Works for me :wink: . along with a lot of hand gesturing.. :lol: :lol: :lol: 


ray.


----------



## jedi (Nov 22, 2007)

rayrecrok said:


> And.. puedo haveto cervezas plese..quote]
> 
> That's the one I must remember


----------



## tubbytuba (Mar 21, 2007)

Thanks for lesson number one, that's a great start. I'm sure you do a lot of 'hand gesturing'.


----------



## andrewball1000 (Oct 16, 2009)

I can recommend Pimsleur Courses. They are all aural, repetitive and excellent. 

I have borrowed them from the library then copied them to my and then to USB which I can listen to on my radio while driving in the country. I have ones for French, German, Spanish and Italian. 

They do a short course of 8 x 20 minute lessons and also longer advanced courses.


----------



## charlieivan (Apr 25, 2006)

Try your local library and see if they have a copy of the Michel Thomas Spanish course that he does.

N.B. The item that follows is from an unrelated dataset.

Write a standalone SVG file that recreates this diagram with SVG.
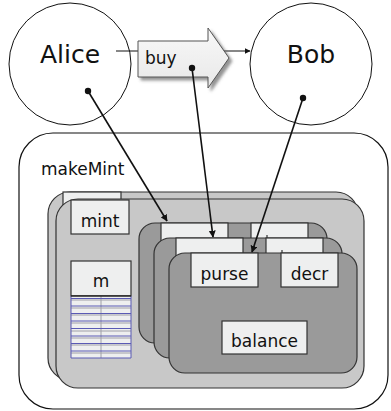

I have a copy as well as his French course and they are both excellent. No book learning or remembering to do if you follow his instructions. I had no knowledge of French but within a couple of weeks I was confident speaking to French tradesmen on the telephone!!!


----------



## christine1310 (Apr 10, 2008)

Hi

Try Coffee Break Spanish - you can download it on to an Ipod or MP3 player and it's free. It build's the language step by step through 15 minute sessions and there are about 100 lessons. If you like it you can then pay for more material.

http://radiolingua.com/cbs-step-1

It can also be downloaded from iTunes as a podcast and I have burnt it to CD's to listen in the van.

I hope this is of some help.

Christine


----------



## McGeemobile (Jun 10, 2010)

Would agree with the Michel Thomas guide. Just look on eBay and see how much these go for in comparison to other guides.
He really has been used by famous people , diplomatic services etc, and his style of learning is great. In a short time you get to understand a bit of the structure of the language without much effort.


----------



## peaky (Jul 15, 2009)

i bought michael thomas course 5 years ago before we lived in the canaries, try as i might i cannot get along with him, am i alone ??all i came away with was his irratating voice ringing in my ears saying do you want it ?can i hav it ??do you want it ?? do i need it ??? aagggggh !!! i even listened to him swallowing ugh ......


----------



## tubbytuba (Mar 21, 2007)

I suppose it's always going to be a personal thing which one you prefer. Some great suggestions though, thanks all. For the time being I'm re-reading my text books from a course I did 9 (!!) years ago just to brush up. I'll have to ask my son about the Michael Thomas ones as he is in the diplomatic service, I think last time he was home he said he would be able to get me a course for (cough) free. If not then it'll be the library or amazon. Thanks again,
Steve.


----------



## billym (Dec 17, 2005)

There's one on ebay with all cassettes £5.00 + £4.00 postage ends tomorrow.


----------



## tubbytuba (Mar 21, 2007)

Thanks billym but I think I'm sorted now. Another member has very kindly offered to send me an SD card with 8 cd's worth on.
Thanks again to all for advice and suggestions, I just need to make sure I keep the motivation to follow this through and hammer home the basics of a beautiful language.
Steve.


----------



## tubbytuba (Mar 21, 2007)

Big big thanks to Bigfrank3 for supplying me with a full course of the Michael Thomas Spanish. Cheers Frank, MHF comes up trumps again.
Steve.


----------